(Objective):
Return, without pictures, the lines from the start of the data through the one that contains "15, 16, 17];".

** BEGIN **

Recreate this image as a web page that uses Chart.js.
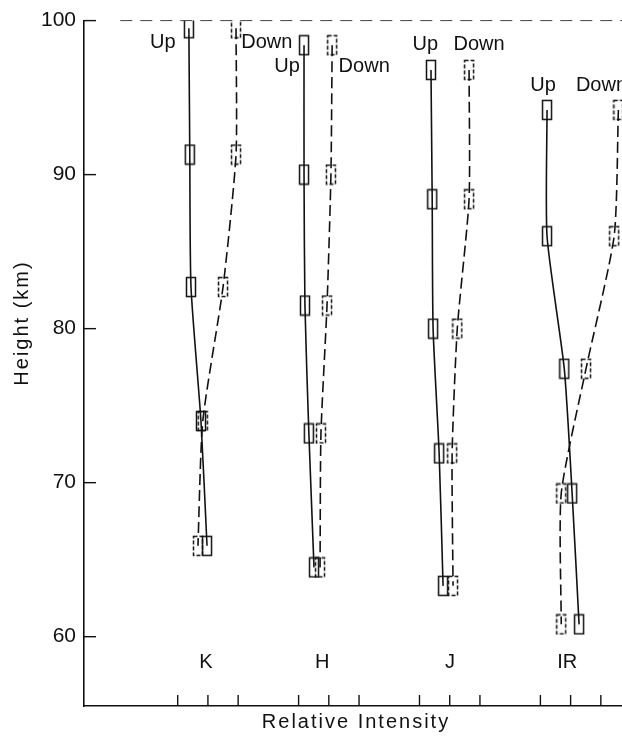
<!DOCTYPE html>
<html>
<head>
<meta charset="utf-8">
<script src="https://cdn.jsdelivr.net/npm/chart.js@4.4.1/dist/chart.umd.min.js"></script>
<style>
  html, body { margin: 0; padding: 0; background: #fff; }
  #wrap { width: 622px; height: 737px; }
</style>
</head>
<body>
<div id="wrap"><canvas id="chart" width="622" height="737"></canvas></div>
<script>
// heights (km) and relative intensity positions
const bandNames = ["K", "H", "J", "IR"];
const kHeight = [99.5, 91.3, 82.7, 74.0, 65.9];
const kUp = [3.37, 3.40, 3.44, 3.77, 3.97];
const kDown = [4.93, 4.93, 4.50, 3.83, 3.67];
const hHeight = [98.4, 90.0, 81.5, 73.2, 64.5];
const hUp = [7.18, 7.18, 7.21, 7.34, 7.51];
const hDown = [8.11, 8.07, 7.94, 7.74, 7.71];
const jHeight = [96.8, 88.4, 80.0, 71.9, 63.3];
const jUp = [11.38, 11.42, 11.45, 11.65, 11.78];
const jDown = [12.64, 12.64, 12.25, 12.08, 12.11];
const irHeight = [94.2, 86.0, 77.4, 69.3, 60.8];
const irUp = [15.22, 15.22, 15.79, 16.05, 16.28];
const irDown = [17.58, 17.44, 16.51, 15.69, 15.69];
const yTicks = [60, 70, 80, 90, 100];
const xTicks = [3, 4, 5, 7, 8, 9, 11, 12, 13, 15, 16, 17];

// Up / Down tags and band letters (data coordinates)
const tagText = ["Up", "Down", "Up", "Down", "Up", "Down", "Up", "Down"];
const tagX = [2.51, 5.95, 6.62, 9.17, 11.19, 12.97, 15.09, 17.02];
const tagY = [98.6, 98.6, 97.0, 97.0, 98.45, 98.45, 95.8, 95.8];
const bandX = [3.93, 7.78, 12.01, 15.89];
const bandY = 58.3;

const INK = "#111";
const FONT = "'Liberation Sans', Arial, sans-serif";

function pts(xs, ys) {
  return xs.map((x, i) => ({ x, y: ys[i] }));
}

// little error boxes used as point markers
function boxStyle(dashed) {
  const c = document.createElement("canvas");
  c.width = 12;
  c.height = 22;
  const g = c.getContext("2d");
  g.strokeStyle = INK;
  g.lineWidth = 1.5;
  if (dashed) g.setLineDash([4, 2]);
  g.strokeRect(1.5, 1.5, 9, 19);
  return c;
}
const upBox = boxStyle(false);
const downBox = boxStyle(true);

function series(xs, ys, up) {
  return {
    data: pts(xs, ys),
    showLine: true,
    borderColor: INK,
    borderWidth: 1.6,
    borderDash: up ? [] : [11, 5],
    tension: 0.2,
    pointStyle: up ? upBox : downBox,
    pointRadius: 5,
    pointHoverRadius: 5
  };
}

const datasets = [
  series(kUp, kHeight, true), series(kDown, kHeight, false),
  series(hUp, hHeight, true), series(hDown, hHeight, false),
  series(jUp, jHeight, true), series(jDown, jHeight, false),
  series(irUp, irHeight, true), series(irDown, irHeight, false)
];

// inward ticks, top dashed line, text
const decor = {
  id: "decor",
  afterDraw(chart) {
    const { ctx, chartArea: a, scales: { x, y } } = chart;
    ctx.save();
    ctx.strokeStyle = INK;
    ctx.lineWidth = 1.4;
    yTicks.forEach(v => {
      const py = y.getPixelForValue(v);
      ctx.beginPath();
      ctx.moveTo(a.left, py);
      ctx.lineTo(a.left + 12, py);
      ctx.stroke();
    });
    xTicks.forEach(v => {
      const px = x.getPixelForValue(v);
      ctx.beginPath();
      ctx.moveTo(px, a.bottom);
      ctx.lineTo(px, a.bottom - 11);
      ctx.stroke();
    });

    // top border drawn as a faint dashed line
    ctx.lineWidth = 1;
    ctx.strokeStyle = "#444";
    ctx.setLineDash([12, 8]);
    ctx.beginPath();
    ctx.moveTo(x.getPixelForValue(1.1), y.getPixelForValue(100));
    ctx.lineTo(a.right, y.getPixelForValue(100));
    ctx.stroke();
    ctx.setLineDash([]);

    ctx.fillStyle = INK;
    ctx.textAlign = "center";
    ctx.textBaseline = "middle";
    ctx.font = "20px " + FONT;
    tagText.forEach((t, i) => {
      ctx.fillText(t, x.getPixelForValue(tagX[i]), y.getPixelForValue(tagY[i]));
    });
    bandNames.forEach((t, i) => {
      ctx.fillText(t, x.getPixelForValue(bandX[i]), y.getPixelForValue(bandY));
    });

    // axis titles
    ctx.letterSpacing = "2px";
    ctx.fillText("Relative Intensity", 356, 722);
    ctx.translate(22, 323);
    ctx.rotate(-Math.PI / 2);
    ctx.fillText("Height (km)", 0, 0);
    ctx.restore();
  }
};

new Chart(document.getElementById("chart"), {
  type: "scatter",
  data: { datasets },
  options: {
    responsive: false,
    animation: false,
    devicePixelRatio: 1,
    layout: { autoPadding: false, padding: { top: 18, right: 0, left: 0, bottom: 0 } },
    plugins: { legend: { display: false }, tooltip: { enabled: false } },
    scales: {
      x: {
        type: "linear",
        min: -0.1,
        max: 17.7,
        grid: { display: false, drawTicks: false },
        border: { display: true, color: INK, width: 1.6 },
        ticks: { display: false },
        afterBuildTicks: s => { s.ticks = xTicks.map(v => ({ value: v })); },
        afterFit: s => { s.height = 31; }
      },
      y: {
        type: "linear",
        min: 55.5,
        max: 100,
        grid: { display: false, drawTicks: false },
        border: { display: true, color: INK, width: 1.6 },
        ticks: {
          color: INK,
          padding: 8,
          font: { family: FONT, size: 21 }
        },
        afterBuildTicks: s => { s.ticks = yTicks.map(v => ({ value: v })); },
        afterFit: s => { s.width = 84; }
      }
    }
  },
  plugins: [decor]
});
</script>
</body>
</html>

** END **

(The reply):
Recreate this image as a web page that uses Chart.js.
<!DOCTYPE html>
<html>
<head>
<meta charset="utf-8">
<script src="https://cdn.jsdelivr.net/npm/chart.js@4.4.1/dist/chart.umd.min.js"></script>
<style>
  html, body { margin: 0; padding: 0; background: #fff; }
  #wrap { width: 622px; height: 737px; }
</style>
</head>
<body>
<div id="wrap"><canvas id="chart" width="622" height="737"></canvas></div>
<script>
// heights (km) and relative intensity positions
const bandNames = ["K", "H", "J", "IR"];
const kHeight = [99.5, 91.3, 82.7, 74.0, 65.9];
const kUp = [3.37, 3.40, 3.44, 3.77, 3.97];
const kDown = [4.93, 4.93, 4.50, 3.83, 3.67];
const hHeight = [98.4, 90.0, 81.5, 73.2, 64.5];
const hUp = [7.18, 7.18, 7.21, 7.34, 7.51];
const hDown = [8.11, 8.07, 7.94, 7.74, 7.71];
const jHeight = [96.8, 88.4, 80.0, 71.9, 63.3];
const jUp = [11.38, 11.42, 11.45, 11.65, 11.78];
const jDown = [12.64, 12.64, 12.25, 12.08, 12.11];
const irHeight = [94.2, 86.0, 77.4, 69.3, 60.8];
const irUp = [15.22, 15.22, 15.79, 16.05, 16.28];
const irDown = [17.58, 17.44, 16.51, 15.69, 15.69];
const yTicks = [60, 70, 80, 90, 100];
const xTicks = [3, 4, 5, 7, 8, 9, 11, 12, 13, 15, 16, 17];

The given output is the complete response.